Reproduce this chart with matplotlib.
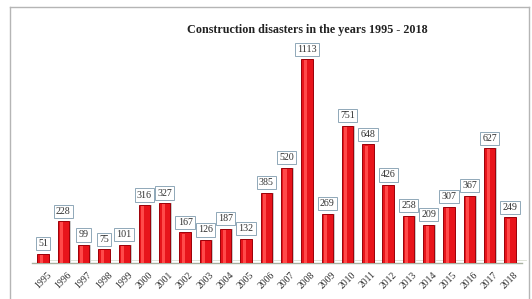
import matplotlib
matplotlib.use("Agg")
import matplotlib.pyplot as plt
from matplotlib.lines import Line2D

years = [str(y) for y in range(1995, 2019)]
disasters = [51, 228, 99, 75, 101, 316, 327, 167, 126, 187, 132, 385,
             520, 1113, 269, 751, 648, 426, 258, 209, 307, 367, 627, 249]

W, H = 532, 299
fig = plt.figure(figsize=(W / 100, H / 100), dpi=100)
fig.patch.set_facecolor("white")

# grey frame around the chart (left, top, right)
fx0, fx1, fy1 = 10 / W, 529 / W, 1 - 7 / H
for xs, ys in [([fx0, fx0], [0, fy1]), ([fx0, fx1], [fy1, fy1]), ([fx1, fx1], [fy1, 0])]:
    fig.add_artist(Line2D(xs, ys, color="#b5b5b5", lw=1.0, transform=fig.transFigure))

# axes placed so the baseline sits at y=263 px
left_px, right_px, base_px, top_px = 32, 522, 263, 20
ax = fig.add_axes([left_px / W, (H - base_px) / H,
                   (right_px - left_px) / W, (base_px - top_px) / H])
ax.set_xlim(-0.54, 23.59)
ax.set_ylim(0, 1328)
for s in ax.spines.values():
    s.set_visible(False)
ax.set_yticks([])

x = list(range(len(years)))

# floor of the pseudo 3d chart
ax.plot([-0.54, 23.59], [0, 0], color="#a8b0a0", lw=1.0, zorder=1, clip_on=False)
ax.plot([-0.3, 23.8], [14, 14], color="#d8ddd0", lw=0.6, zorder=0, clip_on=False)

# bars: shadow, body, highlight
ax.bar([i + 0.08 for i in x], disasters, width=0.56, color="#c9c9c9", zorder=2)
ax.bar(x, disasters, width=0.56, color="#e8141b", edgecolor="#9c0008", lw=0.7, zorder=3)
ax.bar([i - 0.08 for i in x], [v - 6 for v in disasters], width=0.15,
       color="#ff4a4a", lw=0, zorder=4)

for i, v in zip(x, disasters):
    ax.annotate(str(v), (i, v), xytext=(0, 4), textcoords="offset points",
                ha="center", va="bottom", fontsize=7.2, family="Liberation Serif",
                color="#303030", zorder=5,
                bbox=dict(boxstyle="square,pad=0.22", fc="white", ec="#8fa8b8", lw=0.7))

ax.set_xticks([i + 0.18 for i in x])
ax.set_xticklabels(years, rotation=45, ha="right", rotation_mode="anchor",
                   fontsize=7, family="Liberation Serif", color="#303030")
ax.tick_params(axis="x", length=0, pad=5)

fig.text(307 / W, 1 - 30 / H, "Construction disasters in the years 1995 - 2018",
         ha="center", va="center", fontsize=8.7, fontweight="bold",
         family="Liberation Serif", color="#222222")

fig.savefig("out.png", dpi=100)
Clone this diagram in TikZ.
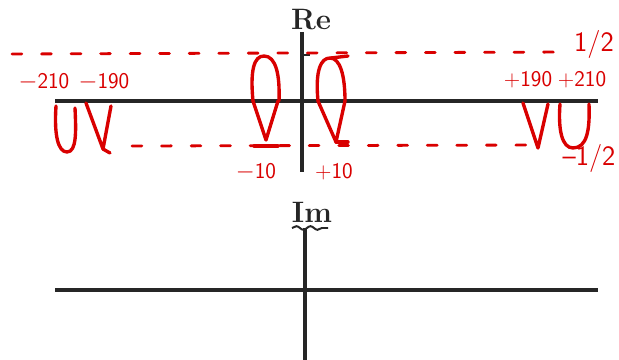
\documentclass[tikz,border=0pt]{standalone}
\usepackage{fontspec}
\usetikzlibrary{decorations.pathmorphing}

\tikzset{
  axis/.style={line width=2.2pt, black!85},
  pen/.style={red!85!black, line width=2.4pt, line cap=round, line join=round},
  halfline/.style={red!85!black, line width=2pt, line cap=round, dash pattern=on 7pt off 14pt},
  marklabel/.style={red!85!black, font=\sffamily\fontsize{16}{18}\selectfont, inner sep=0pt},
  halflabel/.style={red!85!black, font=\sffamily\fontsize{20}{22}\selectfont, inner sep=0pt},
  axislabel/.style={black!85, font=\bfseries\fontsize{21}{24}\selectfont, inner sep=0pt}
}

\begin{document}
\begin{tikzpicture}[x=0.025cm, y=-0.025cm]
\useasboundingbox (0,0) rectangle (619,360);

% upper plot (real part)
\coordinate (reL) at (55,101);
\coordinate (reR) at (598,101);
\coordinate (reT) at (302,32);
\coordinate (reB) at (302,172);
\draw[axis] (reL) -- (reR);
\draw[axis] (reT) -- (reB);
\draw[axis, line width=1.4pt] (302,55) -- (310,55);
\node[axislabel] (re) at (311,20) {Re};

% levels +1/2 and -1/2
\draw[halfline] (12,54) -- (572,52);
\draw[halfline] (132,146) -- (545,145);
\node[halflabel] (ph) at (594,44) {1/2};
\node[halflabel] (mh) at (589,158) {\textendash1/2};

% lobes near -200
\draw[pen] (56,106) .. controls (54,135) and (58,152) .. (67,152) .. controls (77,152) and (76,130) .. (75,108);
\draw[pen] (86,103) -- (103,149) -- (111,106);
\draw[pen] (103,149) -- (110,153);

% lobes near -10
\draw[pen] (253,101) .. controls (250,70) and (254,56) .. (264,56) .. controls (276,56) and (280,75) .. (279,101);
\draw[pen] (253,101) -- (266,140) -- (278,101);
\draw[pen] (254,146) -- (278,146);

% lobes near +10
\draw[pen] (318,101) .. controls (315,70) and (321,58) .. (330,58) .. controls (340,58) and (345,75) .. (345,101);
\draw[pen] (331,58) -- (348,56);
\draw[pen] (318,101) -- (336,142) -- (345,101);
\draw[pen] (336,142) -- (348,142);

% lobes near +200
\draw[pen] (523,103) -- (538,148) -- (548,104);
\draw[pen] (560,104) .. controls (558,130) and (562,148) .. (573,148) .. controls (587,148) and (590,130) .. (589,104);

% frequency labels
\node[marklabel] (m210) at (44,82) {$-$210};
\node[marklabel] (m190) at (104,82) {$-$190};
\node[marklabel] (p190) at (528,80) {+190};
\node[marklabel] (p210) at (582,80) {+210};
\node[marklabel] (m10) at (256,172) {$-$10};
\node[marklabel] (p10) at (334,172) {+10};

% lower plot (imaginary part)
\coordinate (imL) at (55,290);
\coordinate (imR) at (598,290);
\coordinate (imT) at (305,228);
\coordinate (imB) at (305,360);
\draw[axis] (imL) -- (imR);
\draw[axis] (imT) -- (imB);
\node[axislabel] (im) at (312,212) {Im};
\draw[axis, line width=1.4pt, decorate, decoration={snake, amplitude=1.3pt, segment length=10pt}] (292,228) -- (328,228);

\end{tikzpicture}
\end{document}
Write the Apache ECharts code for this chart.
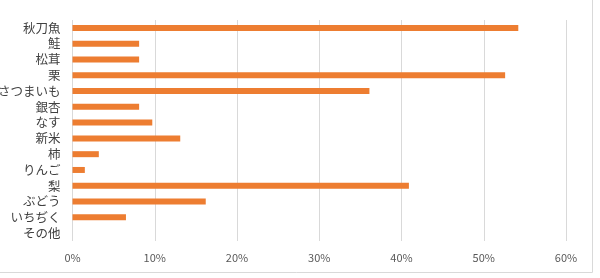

▶ _Short exercise_: Print all of the entries word for word. Skip any images they contain.

▶ _Result of the exercise_:
Reproduce this chart with matplotlib.
import matplotlib
matplotlib.use("Agg")
import matplotlib.pyplot as plt
from matplotlib.lines import Line2D

years = [str(y) for y in range(1995, 2019)]
disasters = [51, 228, 99, 75, 101, 316, 327, 167, 126, 187, 132, 385,
             520, 1113, 269, 751, 648, 426, 258, 209, 307, 367, 627, 249]

W, H = 532, 299
fig = plt.figure(figsize=(W / 100, H / 100), dpi=100)
fig.patch.set_facecolor("white")

# grey frame around the chart (left, top, right)
fx0, fx1, fy1 = 10 / W, 529 / W, 1 - 7 / H
for xs, ys in [([fx0, fx0], [0, fy1]), ([fx0, fx1], [fy1, fy1]), ([fx1, fx1], [fy1, 0])]:
    fig.add_artist(Line2D(xs, ys, color="#b5b5b5", lw=1.0, transform=fig.transFigure))

# axes placed so the baseline sits at y=263 px
left_px, right_px, base_px, top_px = 32, 522, 263, 20
ax = fig.add_axes([left_px / W, (H - base_px) / H,
                   (right_px - left_px) / W, (base_px - top_px) / H])
ax.set_xlim(-0.54, 23.59)
ax.set_ylim(0, 1328)
for s in ax.spines.values():
    s.set_visible(False)
ax.set_yticks([])

x = list(range(len(years)))

# floor of the pseudo 3d chart
ax.plot([-0.54, 23.59], [0, 0], color="#a8b0a0", lw=1.0, zorder=1, clip_on=False)
ax.plot([-0.3, 23.8], [14, 14], color="#d8ddd0", lw=0.6, zorder=0, clip_on=False)

# bars: shadow, body, highlight
ax.bar([i + 0.08 for i in x], disasters, width=0.56, color="#c9c9c9", zorder=2)
ax.bar(x, disasters, width=0.56, color="#e8141b", edgecolor="#9c0008", lw=0.7, zorder=3)
ax.bar([i - 0.08 for i in x], [v - 6 for v in disasters], width=0.15,
       color="#ff4a4a", lw=0, zorder=4)

for i, v in zip(x, disasters):
    ax.annotate(str(v), (i, v), xytext=(0, 4), textcoords="offset points",
                ha="center", va="bottom", fontsize=7.2, family="Liberation Serif",
                color="#303030", zorder=5,
                bbox=dict(boxstyle="square,pad=0.22", fc="white", ec="#8fa8b8", lw=0.7))

ax.set_xticks([i + 0.18 for i in x])
ax.set_xticklabels(years, rotation=45, ha="right", rotation_mode="anchor",
                   fontsize=7, family="Liberation Serif", color="#303030")
ax.tick_params(axis="x", length=0, pad=5)

fig.text(307 / W, 1 - 30 / H, "Construction disasters in the years 1995 - 2018",
         ha="center", va="center", fontsize=8.7, fontweight="bold",
         family="Liberation Serif", color="#222222")

fig.savefig("out.png", dpi=100)
Clone this diagram in TikZ.
\documentclass[tikz,border=0pt]{standalone}
\usepackage{fontspec}
\usetikzlibrary{decorations.pathmorphing}

\tikzset{
  axis/.style={line width=2.2pt, black!85},
  pen/.style={red!85!black, line width=2.4pt, line cap=round, line join=round},
  halfline/.style={red!85!black, line width=2pt, line cap=round, dash pattern=on 7pt off 14pt},
  marklabel/.style={red!85!black, font=\sffamily\fontsize{16}{18}\selectfont, inner sep=0pt},
  halflabel/.style={red!85!black, font=\sffamily\fontsize{20}{22}\selectfont, inner sep=0pt},
  axislabel/.style={black!85, font=\bfseries\fontsize{21}{24}\selectfont, inner sep=0pt}
}

\begin{document}
\begin{tikzpicture}[x=0.025cm, y=-0.025cm]
\useasboundingbox (0,0) rectangle (619,360);

% upper plot (real part)
\coordinate (reL) at (55,101);
\coordinate (reR) at (598,101);
\coordinate (reT) at (302,32);
\coordinate (reB) at (302,172);
\draw[axis] (reL) -- (reR);
\draw[axis] (reT) -- (reB);
\draw[axis, line width=1.4pt] (302,55) -- (310,55);
\node[axislabel] (re) at (311,20) {Re};

% levels +1/2 and -1/2
\draw[halfline] (12,54) -- (572,52);
\draw[halfline] (132,146) -- (545,145);
\node[halflabel] (ph) at (594,44) {1/2};
\node[halflabel] (mh) at (589,158) {\textendash1/2};

% lobes near -200
\draw[pen] (56,106) .. controls (54,135) and (58,152) .. (67,152) .. controls (77,152) and (76,130) .. (75,108);
\draw[pen] (86,103) -- (103,149) -- (111,106);
\draw[pen] (103,149) -- (110,153);

% lobes near -10
\draw[pen] (253,101) .. controls (250,70) and (254,56) .. (264,56) .. controls (276,56) and (280,75) .. (279,101);
\draw[pen] (253,101) -- (266,140) -- (278,101);
\draw[pen] (254,146) -- (278,146);

% lobes near +10
\draw[pen] (318,101) .. controls (315,70) and (321,58) .. (330,58) .. controls (340,58) and (345,75) .. (345,101);
\draw[pen] (331,58) -- (348,56);
\draw[pen] (318,101) -- (336,142) -- (345,101);
\draw[pen] (336,142) -- (348,142);

% lobes near +200
\draw[pen] (523,103) -- (538,148) -- (548,104);
\draw[pen] (560,104) .. controls (558,130) and (562,148) .. (573,148) .. controls (587,148) and (590,130) .. (589,104);

% frequency labels
\node[marklabel] (m210) at (44,82) {$-$210};
\node[marklabel] (m190) at (104,82) {$-$190};
\node[marklabel] (p190) at (528,80) {+190};
\node[marklabel] (p210) at (582,80) {+210};
\node[marklabel] (m10) at (256,172) {$-$10};
\node[marklabel] (p10) at (334,172) {+10};

% lower plot (imaginary part)
\coordinate (imL) at (55,290);
\coordinate (imR) at (598,290);
\coordinate (imT) at (305,228);
\coordinate (imB) at (305,360);
\draw[axis] (imL) -- (imR);
\draw[axis] (imT) -- (imB);
\node[axislabel] (im) at (312,212) {Im};
\draw[axis, line width=1.4pt, decorate, decoration={snake, amplitude=1.3pt, segment length=10pt}] (292,228) -- (328,228);

\end{tikzpicture}
\end{document}
Write the Apache ECharts code for this chart.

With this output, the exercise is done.